И не грезу ли о том состоянии выразил Борисов-Мусатов в «Призраках»? И что есть «Призраки», как не воспоминание о небытии, настолько сильное, что делает призрачным, близким к небытию и зримо-осязаемый мир. Опять и опять, как и прежде, попытка обрести покой довоплощенного состояния. Это движение не вперёд, а назад во времени, ибо влечёт воспоминание об уже бывшем, утраченном, о знаемом прежде начале земного пути. Отражение этого стремления — в тяготении к беспредметной живописи, слишком заметное в цветовой композиции «Призраков». Опять к первозданному хаосу?

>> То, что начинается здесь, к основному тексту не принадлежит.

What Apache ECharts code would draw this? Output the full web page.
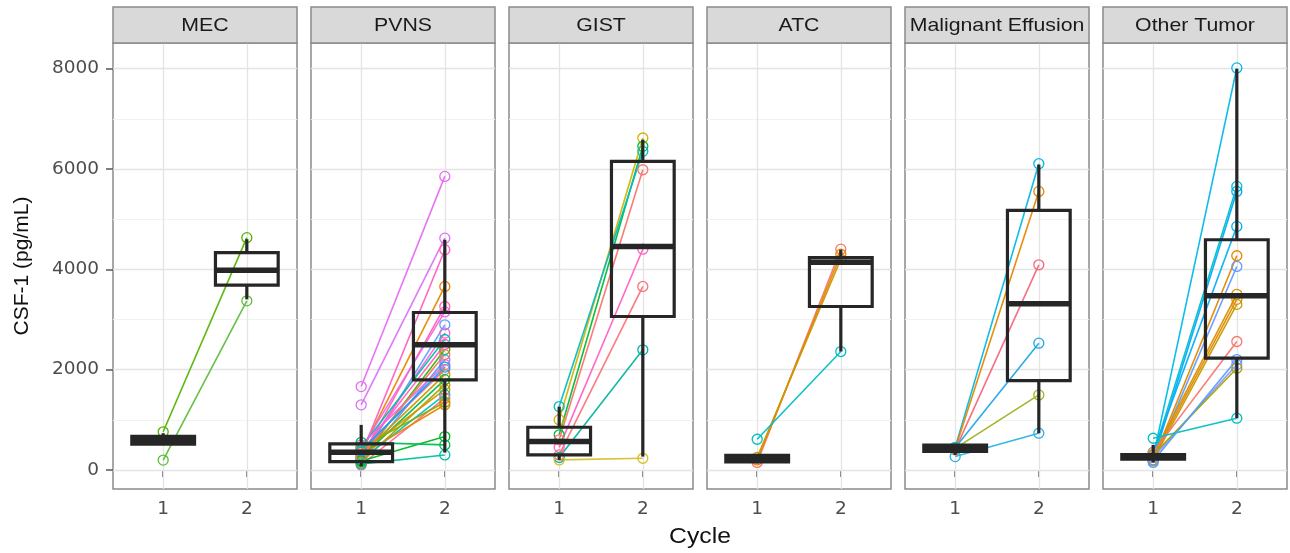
<!DOCTYPE html>
<html>
<head>
<meta charset="utf-8">
<script src="https://cdn.jsdelivr.net/npm/echarts@6/dist/echarts.min.js"></script>
<style>
html,body{margin:0;padding:0;background:#fff;}
#c{width:1290px;height:553px;}
</style>
</head>
<body>
<div id="c"></div>
<script>
// ---------------- data ----------------
const facets = ['MEC', 'PVNS', 'GIST', 'ATC', 'Malignant Effusion', 'Other Tumor'];
const cycles = [1, 2];
const yTicks = [0, 2000, 4000, 6000, 8000];
const yMinorTicks = [1000, 3000, 5000, 7000];

// paired subject values (cycle 1 -> cycle 2) and colours
const mecC1 = [760, 197];
const mecC2 = [4630, 3370];
const mecCol = ['#53B400', '#5DBE3A'];

const pvnsC1 = [1662, 1297, 300, 350, 250, 420, 200, 300, 450, 350, 200, 150, 500, 400, 300, 250, 150, 350, 200, 100, 450, 300, 180, 550, 120, 260, 380];
const pvnsC2 = [5851, 4620, 4390, 3657, 3258, 3150, 2893, 2727, 2600, 2500, 2400, 2194, 2100, 2000, 1900, 1800, 1700, 1600, 1500, 1430, 1350, 1300, 665, 499, 299, 2300, 2050];
const pvnsCol = ['#E76BF3', '#DB72FB', '#FF61C3', '#E58700', '#FF67A4', '#F066EA', '#619CFF', '#FD61D1', '#00C0AF', '#FF62BC', '#39B600', '#529EFF', '#F564E3', '#FF6C91', '#C99800', '#00BB4E', '#A3A500', '#D89000', '#00BFC4', '#FF6A98', '#85AD00', '#E38900', '#00B81F', '#00BD5C', '#00C1A3', '#F8766D', '#00A9FF'];

const gistC1 = [1000, 700, 1263, 600, 450, 300, 250, 200];
const gistC2 = [6616, 6450, 6350, 5984, 4400, 3657, 2394, 233];
const gistCol = ['#D4B300', '#00BA38', '#00BFC4', '#F8766D', '#FF61C3', '#FB727B', '#00B5A0', '#D9BE2A'];

const atcC1 = [150, 200, 250, 612];
const atcC2 = [4400, 4300, 4200, 2360];
const atcCol = ['#F8766D', '#E58700', '#C99800', '#00BFC4'];

const meC1 = [450, 420, 400, 440, 430, 266];
const meC2 = [6104, 5552, 4089, 2527, 1496, 732];
const meCol = ['#00B8E7', '#E58700', '#F4687D', '#1FA8E8', '#9DB21E', '#2BB3E3'];

const otC1 = [250, 300, 200, 350, 200, 150, 300, 250, 200, 350, 250, 300, 632, 180];
const otC2 = [8013, 5652, 5552, 4854, 4269, 4056, 3500, 3400, 3300, 2560, 2100, 2028, 1031, 2200];
const otCol = ['#00B8E7', '#00BFC4', '#00ABFD', '#00B0F6', '#E58700', '#619CFF', '#D89000', '#E38900', '#C99800', '#F8766D', '#9590FF', '#A3A500', '#00BFC4', '#529EFF'];

// box statistics [min, Q1, median, Q3, max]
const mecBox1 = [515, 515, 590, 668, 731];
const mecBox2 = [3401, 3683, 3979, 4331, 4599];
const pvnsBox1 = [67, 166, 353, 518, 898];
const pvnsBox2 = [346, 1795, 2493, 3138, 4588];
const gistBox1 = [200, 299, 565, 851, 1263];
const gistBox2 = [266, 3058, 4455, 6150, 6583];
const atcBox1 = [130, 160, 230, 290, 320];
const atcBox2 = [2360, 3258, 4140, 4230, 4389];
const meBox1 = [300, 370, 432, 495, 520];
const meBox2 = [732, 1782, 3311, 5173, 6084];
const otBox1 = [150, 215, 260, 305, 499];
const otBox2 = [1031, 2228, 3471, 4588, 7993];

// ---------------- layout / style ----------------
const L0 = 113, STEP = 198, PW = 184, PT = 43, PH = 446, ST = 7, SH = 36;
const BORDER = '#8a8a8a';
const BOX_COLOR = '#262626';
const BOX_WIDTH = 0.75;
const TICK_FONT = 'DejaVu Sans';

const facetSets = [
  {c1: mecC1, c2: mecC2, col: mecCol, b1: mecBox1, b2: mecBox2},
  {c1: pvnsC1, c2: pvnsC2, col: pvnsCol, b1: pvnsBox1, b2: pvnsBox2},
  {c1: gistC1, c2: gistC2, col: gistCol, b1: gistBox1, b2: gistBox2},
  {c1: atcC1, c2: atcC2, col: atcCol, b1: atcBox1, b2: atcBox2},
  {c1: meC1, c2: meC2, col: meCol, b1: meBox1, b2: meBox2},
  {c1: otC1, c2: otC2, col: otCol, b1: otBox1, b2: otBox2}
];

function renderBox(params, api) {
  const x = api.value(0);
  const pMin = api.coord([x, api.value(1)]);
  const pQ1 = api.coord([x, api.value(2)]);
  const pMed = api.coord([x, api.value(3)]);
  const pQ3 = api.coord([x, api.value(4)]);
  const pMax = api.coord([x, api.value(5)]);
  const halfW = api.size([BOX_WIDTH / 2, 0])[0];
  const cx = pMed[0];
  return {
    type: 'group',
    children: [
      {type: 'rect', shape: {x: cx - 1.6, y: pMax[1], width: 3.2, height: pQ3[1] - pMax[1]},
        style: {fill: BOX_COLOR}},
      {type: 'rect', shape: {x: cx - 1.6, y: pQ1[1], width: 3.2, height: pMin[1] - pQ1[1]},
        style: {fill: BOX_COLOR}},
      {type: 'rect', shape: {x: cx - halfW, y: pQ3[1], width: 2 * halfW, height: pQ1[1] - pQ3[1]},
        style: {stroke: BOX_COLOR, lineWidth: 3.2, fill: 'rgba(0,0,0,0)'}},
      {type: 'line', shape: {x1: cx - halfW, y1: pMed[1], x2: cx + halfW, y2: pMed[1]},
        style: {stroke: BOX_COLOR, lineWidth: 5.5}}
    ]
  };
}

const grid = [], xAxis = [], yAxis = [], series = [], graphic = [];

facets.forEach((name, i) => {
  const left = L0 + i * STEP;
  grid.push({left: left, top: PT, width: PW, height: PH, show: true,
    backgroundColor: '#ffffff', borderColor: BORDER, borderWidth: 1.5});
  xAxis.push({
    gridIndex: i, type: 'value', min: 0.4, max: 2.6,
    axisLine: {show: false},
    axisTick: {show: true, customValues: cycles, length: 7, lineStyle: {color: '#555', width: 1.5}},
    axisLabel: {show: true, customValues: cycles, margin: 11, fontSize: 18.5, color: '#4d4d4d', fontFamily: TICK_FONT,
      formatter: v => String(v)},
    splitLine: {show: false}
  });
  yAxis.push({
    gridIndex: i, type: 'value', min: -380, max: 8510,
    axisLine: {show: false},
    axisTick: {show: i === 0, customValues: yTicks, length: 7, lineStyle: {color: '#555', width: 1.5}},
    axisLabel: {show: i === 0, customValues: yTicks, margin: 14, fontSize: 18.5, color: '#4d4d4d', fontFamily: TICK_FONT,
      formatter: v => String(v)},
    splitLine: {show: false},
    name: i === 0 ? 'CSF-1 (pg/mL)' : '',
    nameLocation: 'middle', nameGap: 80,
    nameTextStyle: {fontSize: 21, color: '#111', fontFamily: 'Liberation Sans'}
  });
  // panel grid lines (drawn beneath all marks)
  series.push({
    type: 'line', xAxisIndex: i, yAxisIndex: i, data: [], z: 1, silent: true,
    markLine: {
      z: 1, silent: true, symbol: ['none', 'none'], label: {show: false}, animation: false,
      data: [].concat(
        yMinorTicks.map(v => ({yAxis: v, lineStyle: {color: '#f2f2f2', width: 1, type: 'solid'}})),
        yTicks.map(v => ({yAxis: v, lineStyle: {color: '#e4e4e4', width: 1.3, type: 'solid'}})),
        cycles.map(c => ({xAxis: c, lineStyle: {color: '#e4e4e4', width: 1.3, type: 'solid'}}))
      )
    }
  });
  const d = facetSets[i];
  d.c1.forEach((v, k) => {
    series.push({
      type: 'line', xAxisIndex: i, yAxisIndex: i, z: 2, silent: true,
      data: [[cycles[0], v], [cycles[1], d.c2[k]]],
      lineStyle: {color: d.col[k], width: 1.6, opacity: 0.95},
      symbol: 'circle', symbolSize: 10, showSymbol: true,
      itemStyle: {color: 'rgba(0,0,0,0)', borderColor: d.col[k], borderWidth: 1.3},
      emphasis: {disabled: true}
    });
  });
  series.push({
    type: 'custom', xAxisIndex: i, yAxisIndex: i, z: 4, silent: true, clip: false,
    data: [[cycles[0]].concat(d.b1), [cycles[1]].concat(d.b2)],
    encode: {x: 0, y: [1, 2, 3, 4, 5]},
    renderItem: renderBox
  });
  // facet strip
  graphic.push({type: 'rect', silent: true, z: 10,
    shape: {x: left, y: ST, width: PW, height: SH},
    style: {fill: '#d9d9d9', stroke: BORDER, lineWidth: 1.5}});
  graphic.push({type: 'text', silent: true, z: 11, x: left + PW / 2, y: ST + SH / 2 + 1, scaleX: 1.15,
    style: {text: name, textAlign: 'center', textVerticalAlign: 'middle', fontSize: 18.5,
      fontFamily: 'Liberation Sans', fill: '#1a1a1a'}});
});

graphic.push({type: 'text', silent: true, x: L0 + (5 * STEP + PW) / 2, y: 537, scaleX: 1.15,
  style: {text: 'Cycle', textAlign: 'center', textVerticalAlign: 'middle', fontSize: 21.5,
    fontFamily: 'Liberation Sans', fill: '#111'}});

const chart = echarts.init(document.getElementById('c'));
chart.setOption({
  animation: false,
  backgroundColor: '#ffffff',
  grid: grid, xAxis: xAxis, yAxis: yAxis, series: series, graphic: graphic
});
</script>
</body>
</html>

Но ведь анамнезис ждёт душу и впереди — после смерти тела. Если так, то «Призраки» обретают ещё более трагическое звучание: хаос небытия становится завершающим итогом в обозначенном движении.
Томится и тоскует душа художника-творца. Мир, создаваемый им, выходит из повиновения — и, чуткий к правде, он не может не выразить это языком ритма и цвета. Жизнь в искусстве наполняется если не диссонансами, то предугадыванием их.